Humility is a very tough lesson.
I had a crash course two summers ago, when I went on bedrest for preterm labor when Jerry was out of cell phone contact at Zion National Park and my parents were camping somewhere in Virginia. Helen was not yet two years old.
My church family appeared, in droves. My theatre family. My teaching/tutoring family. The friends we’ve made through dog training. Jerry’s colleagues. Their families. Jerry’s parents. When mine were in town, my parents. Helen’s social schedule was ridiculous — I couldn’t lift her or chase her, but expecting her to watch TV all day every day wasn’t fair. Helen had morning social engagements and afternoon social engagements. EVERY day. For over two months. She only recently stopped asking me, “Who’s coming today?” and it’s been over two years.
I was tethered to my sofa on anti-contractives for over 9 weeks. People came to feed us almost daily, friends did random grocery shopping for us, and people even showed up unannounced with their children and cleaning supplies to clean our house for us. I cried a lot, because I was pregnant, of course, but also because I’d never been at the receiving end of this kind of outpouring. I’ve never been on the giving end either, for that matter.
Many, many angels entered our life at that time.
One in particular still gets me all choked up when I think about it. I have known Diane since before I remember knowing people. Her dad was a physician, and our parents were friends. We used to go out on the river with their family — they had a houseboat, and we had a skiboat. Lots of memories in that house. I remember flashing her little brother once when I was probably in middle school, just to be obnoxious.
Diane was getting married the next spring, and had finally, after divorcing her abusive first husband, met the Perfect Man for her. Everything was wonderful. But her future husband had been having a lot of headaches, so he went to see the doctor in June. By this point, I had been on bedrest for about a month, and Diane was over several times a week cleaning up my kitchen, playing with the girls, making sure everything was fine. She never said a word about what was going on.
Her fiance was diagnosed with a brain tumor. An astrocytoma. They moved the wedding up to IMMEDIATELY and they were married at the end of June 2004, and then he had brain surgery, discovering that this brain tumor was too far advanced and was going to kill him within months. Diane kept taking care of me, and never said anything. My life was so totally isolated that I wouldn’t have known except that someone from church finally told me, and then I started crying for Diane, too.

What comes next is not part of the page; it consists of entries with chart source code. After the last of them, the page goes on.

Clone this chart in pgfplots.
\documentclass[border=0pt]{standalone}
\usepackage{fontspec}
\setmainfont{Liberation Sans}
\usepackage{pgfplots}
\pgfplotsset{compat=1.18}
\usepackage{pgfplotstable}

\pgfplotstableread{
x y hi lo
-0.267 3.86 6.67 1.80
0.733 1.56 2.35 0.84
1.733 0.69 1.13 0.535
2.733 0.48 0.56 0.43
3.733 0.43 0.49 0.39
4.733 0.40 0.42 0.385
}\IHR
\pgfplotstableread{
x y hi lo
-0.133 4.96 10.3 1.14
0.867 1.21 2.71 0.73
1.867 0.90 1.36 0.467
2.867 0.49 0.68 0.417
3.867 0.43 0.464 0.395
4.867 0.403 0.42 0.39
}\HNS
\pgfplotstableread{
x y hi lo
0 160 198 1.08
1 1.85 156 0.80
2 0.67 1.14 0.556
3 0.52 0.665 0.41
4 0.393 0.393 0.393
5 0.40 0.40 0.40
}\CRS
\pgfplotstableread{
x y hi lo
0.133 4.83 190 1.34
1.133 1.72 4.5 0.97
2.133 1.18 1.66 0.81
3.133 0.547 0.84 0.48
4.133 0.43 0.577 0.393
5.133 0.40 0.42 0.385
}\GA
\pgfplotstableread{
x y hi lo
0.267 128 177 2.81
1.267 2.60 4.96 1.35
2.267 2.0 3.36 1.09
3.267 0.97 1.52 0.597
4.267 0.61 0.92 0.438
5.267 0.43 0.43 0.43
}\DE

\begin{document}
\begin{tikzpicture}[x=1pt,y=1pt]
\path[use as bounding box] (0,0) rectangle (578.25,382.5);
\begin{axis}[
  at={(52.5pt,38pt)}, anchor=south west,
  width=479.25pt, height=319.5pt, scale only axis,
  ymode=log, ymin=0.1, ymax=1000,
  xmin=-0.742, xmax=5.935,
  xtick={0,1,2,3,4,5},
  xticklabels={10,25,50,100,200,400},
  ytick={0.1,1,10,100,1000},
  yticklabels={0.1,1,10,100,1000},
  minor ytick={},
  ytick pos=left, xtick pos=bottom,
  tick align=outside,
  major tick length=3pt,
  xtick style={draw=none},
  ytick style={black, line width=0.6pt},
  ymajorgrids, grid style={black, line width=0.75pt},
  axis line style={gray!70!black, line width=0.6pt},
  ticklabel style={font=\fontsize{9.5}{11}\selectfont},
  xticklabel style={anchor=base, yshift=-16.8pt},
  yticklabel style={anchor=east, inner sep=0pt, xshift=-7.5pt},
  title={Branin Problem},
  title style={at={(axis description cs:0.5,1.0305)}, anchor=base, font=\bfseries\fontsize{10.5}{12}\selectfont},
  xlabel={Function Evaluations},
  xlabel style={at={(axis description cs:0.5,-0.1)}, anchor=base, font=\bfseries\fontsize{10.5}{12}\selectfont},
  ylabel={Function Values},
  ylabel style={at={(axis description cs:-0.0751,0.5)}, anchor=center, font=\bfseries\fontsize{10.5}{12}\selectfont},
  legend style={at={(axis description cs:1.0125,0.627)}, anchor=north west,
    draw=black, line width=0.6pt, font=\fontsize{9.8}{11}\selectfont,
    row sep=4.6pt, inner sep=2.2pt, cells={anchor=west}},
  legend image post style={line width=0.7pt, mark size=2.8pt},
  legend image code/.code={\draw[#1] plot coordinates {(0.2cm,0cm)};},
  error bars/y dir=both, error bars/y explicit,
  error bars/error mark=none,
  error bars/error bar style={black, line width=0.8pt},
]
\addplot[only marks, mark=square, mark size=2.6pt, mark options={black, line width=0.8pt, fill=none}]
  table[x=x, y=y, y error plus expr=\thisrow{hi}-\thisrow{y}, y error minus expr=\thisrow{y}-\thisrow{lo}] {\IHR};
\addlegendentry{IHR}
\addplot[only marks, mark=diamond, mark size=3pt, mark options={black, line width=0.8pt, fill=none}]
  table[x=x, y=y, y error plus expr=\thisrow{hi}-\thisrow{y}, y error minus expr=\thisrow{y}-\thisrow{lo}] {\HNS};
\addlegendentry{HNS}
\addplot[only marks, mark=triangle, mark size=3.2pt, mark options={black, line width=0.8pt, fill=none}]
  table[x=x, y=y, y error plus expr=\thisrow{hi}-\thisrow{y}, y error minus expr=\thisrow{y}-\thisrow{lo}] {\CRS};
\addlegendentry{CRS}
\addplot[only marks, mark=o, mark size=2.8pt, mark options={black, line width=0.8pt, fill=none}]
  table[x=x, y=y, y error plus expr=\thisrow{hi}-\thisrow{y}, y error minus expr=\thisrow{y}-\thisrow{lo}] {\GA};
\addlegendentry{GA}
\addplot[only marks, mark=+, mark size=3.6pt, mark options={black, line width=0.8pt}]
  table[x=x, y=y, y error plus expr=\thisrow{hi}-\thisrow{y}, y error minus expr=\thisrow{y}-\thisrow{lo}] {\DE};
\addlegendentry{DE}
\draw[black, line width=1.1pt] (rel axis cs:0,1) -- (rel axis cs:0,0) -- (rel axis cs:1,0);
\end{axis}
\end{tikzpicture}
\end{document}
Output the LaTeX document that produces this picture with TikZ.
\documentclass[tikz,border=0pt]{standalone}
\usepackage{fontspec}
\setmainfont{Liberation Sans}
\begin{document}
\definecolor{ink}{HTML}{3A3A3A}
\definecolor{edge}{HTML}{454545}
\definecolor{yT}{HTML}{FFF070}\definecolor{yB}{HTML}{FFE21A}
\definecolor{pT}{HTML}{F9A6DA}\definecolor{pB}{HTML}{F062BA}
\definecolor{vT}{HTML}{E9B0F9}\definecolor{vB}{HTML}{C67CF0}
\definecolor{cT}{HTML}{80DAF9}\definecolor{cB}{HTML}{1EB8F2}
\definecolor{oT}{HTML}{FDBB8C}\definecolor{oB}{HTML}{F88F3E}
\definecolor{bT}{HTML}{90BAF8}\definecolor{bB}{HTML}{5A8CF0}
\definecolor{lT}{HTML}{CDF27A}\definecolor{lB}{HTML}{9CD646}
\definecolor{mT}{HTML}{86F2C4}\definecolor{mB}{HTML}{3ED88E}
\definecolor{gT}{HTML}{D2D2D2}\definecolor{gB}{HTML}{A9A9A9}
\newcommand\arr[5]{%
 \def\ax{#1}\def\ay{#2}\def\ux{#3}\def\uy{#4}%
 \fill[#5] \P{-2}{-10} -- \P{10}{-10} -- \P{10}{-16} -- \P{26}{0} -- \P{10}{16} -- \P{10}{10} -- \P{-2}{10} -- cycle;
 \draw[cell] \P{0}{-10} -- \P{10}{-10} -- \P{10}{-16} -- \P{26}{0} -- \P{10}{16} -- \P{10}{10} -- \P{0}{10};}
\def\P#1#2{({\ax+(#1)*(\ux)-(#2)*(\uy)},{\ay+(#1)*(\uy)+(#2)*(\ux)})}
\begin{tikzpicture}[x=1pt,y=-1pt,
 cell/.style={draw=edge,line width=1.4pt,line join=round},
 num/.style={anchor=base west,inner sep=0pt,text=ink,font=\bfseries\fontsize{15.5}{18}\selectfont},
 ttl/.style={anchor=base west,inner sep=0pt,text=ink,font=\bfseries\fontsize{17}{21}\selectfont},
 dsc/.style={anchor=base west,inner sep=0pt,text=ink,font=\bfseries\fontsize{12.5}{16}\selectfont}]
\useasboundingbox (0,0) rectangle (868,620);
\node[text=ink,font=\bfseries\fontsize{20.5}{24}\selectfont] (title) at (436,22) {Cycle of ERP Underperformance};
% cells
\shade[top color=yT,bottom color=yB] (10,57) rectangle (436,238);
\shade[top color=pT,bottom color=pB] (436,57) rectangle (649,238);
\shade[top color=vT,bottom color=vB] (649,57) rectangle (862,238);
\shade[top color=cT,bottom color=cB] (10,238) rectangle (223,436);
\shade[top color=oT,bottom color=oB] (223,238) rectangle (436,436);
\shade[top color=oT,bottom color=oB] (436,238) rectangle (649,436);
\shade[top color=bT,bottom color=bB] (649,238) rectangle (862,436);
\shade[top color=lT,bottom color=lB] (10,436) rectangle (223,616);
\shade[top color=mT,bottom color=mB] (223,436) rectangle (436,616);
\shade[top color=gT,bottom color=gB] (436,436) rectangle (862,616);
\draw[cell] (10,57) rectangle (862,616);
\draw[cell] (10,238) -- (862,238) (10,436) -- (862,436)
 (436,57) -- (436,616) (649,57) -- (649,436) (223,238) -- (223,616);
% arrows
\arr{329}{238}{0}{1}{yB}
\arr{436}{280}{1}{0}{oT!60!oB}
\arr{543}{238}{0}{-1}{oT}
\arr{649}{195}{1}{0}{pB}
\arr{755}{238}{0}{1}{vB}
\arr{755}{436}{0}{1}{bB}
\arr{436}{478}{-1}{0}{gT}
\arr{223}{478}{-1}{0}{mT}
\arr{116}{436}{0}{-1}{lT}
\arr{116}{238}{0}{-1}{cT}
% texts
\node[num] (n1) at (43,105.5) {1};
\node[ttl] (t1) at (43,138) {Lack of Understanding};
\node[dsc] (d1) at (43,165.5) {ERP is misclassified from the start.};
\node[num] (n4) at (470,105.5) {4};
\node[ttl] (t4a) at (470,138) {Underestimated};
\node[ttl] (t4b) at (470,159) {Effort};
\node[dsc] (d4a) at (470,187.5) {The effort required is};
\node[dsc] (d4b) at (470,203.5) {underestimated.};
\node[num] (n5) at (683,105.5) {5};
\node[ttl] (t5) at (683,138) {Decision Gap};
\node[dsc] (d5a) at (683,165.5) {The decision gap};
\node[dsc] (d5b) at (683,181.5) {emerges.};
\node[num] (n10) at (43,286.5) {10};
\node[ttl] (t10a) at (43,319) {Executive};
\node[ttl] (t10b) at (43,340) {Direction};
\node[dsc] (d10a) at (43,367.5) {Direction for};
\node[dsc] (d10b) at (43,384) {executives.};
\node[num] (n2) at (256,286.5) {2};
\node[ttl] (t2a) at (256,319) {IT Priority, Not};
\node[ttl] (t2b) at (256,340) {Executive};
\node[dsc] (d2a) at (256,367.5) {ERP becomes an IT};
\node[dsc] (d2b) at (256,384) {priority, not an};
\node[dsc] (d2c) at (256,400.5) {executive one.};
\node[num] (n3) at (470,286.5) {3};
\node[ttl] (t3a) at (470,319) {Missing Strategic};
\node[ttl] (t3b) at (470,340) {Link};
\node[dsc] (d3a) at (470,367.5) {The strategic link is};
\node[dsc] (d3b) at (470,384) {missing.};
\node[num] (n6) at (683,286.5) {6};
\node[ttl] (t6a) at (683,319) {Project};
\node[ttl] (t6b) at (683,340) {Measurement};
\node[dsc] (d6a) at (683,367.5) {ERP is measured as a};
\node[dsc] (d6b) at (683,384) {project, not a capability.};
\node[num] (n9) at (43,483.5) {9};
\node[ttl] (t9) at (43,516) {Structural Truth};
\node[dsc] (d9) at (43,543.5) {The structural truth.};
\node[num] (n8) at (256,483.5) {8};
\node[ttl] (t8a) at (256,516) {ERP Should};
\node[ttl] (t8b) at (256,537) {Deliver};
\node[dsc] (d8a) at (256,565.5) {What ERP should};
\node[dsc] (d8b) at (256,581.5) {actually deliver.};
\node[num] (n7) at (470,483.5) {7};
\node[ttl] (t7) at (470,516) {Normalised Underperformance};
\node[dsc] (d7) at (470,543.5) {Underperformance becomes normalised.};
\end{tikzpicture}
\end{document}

Her spirit through all of that was amazing. After Alice was born, Diane and her recovering husband had a reception since their wedding had been so impromptu. Though Alice was only about 10 days old, I took her to that reception (wore her in a sling and she slept the entire time). I had to go. I needed to go.
Diane looked like an angel in her wedding dress, and was so happy. I’ll always remember that image.
And I hope that one day, Diane will know just how powerful her presence was for me those long weeks while I waited for Alice, while Diane’s own life was turned upside-down. I appreciated her then, but I appreciate it even more now. She’s an amazing woman, and the kind of friend that I hope to learn to be.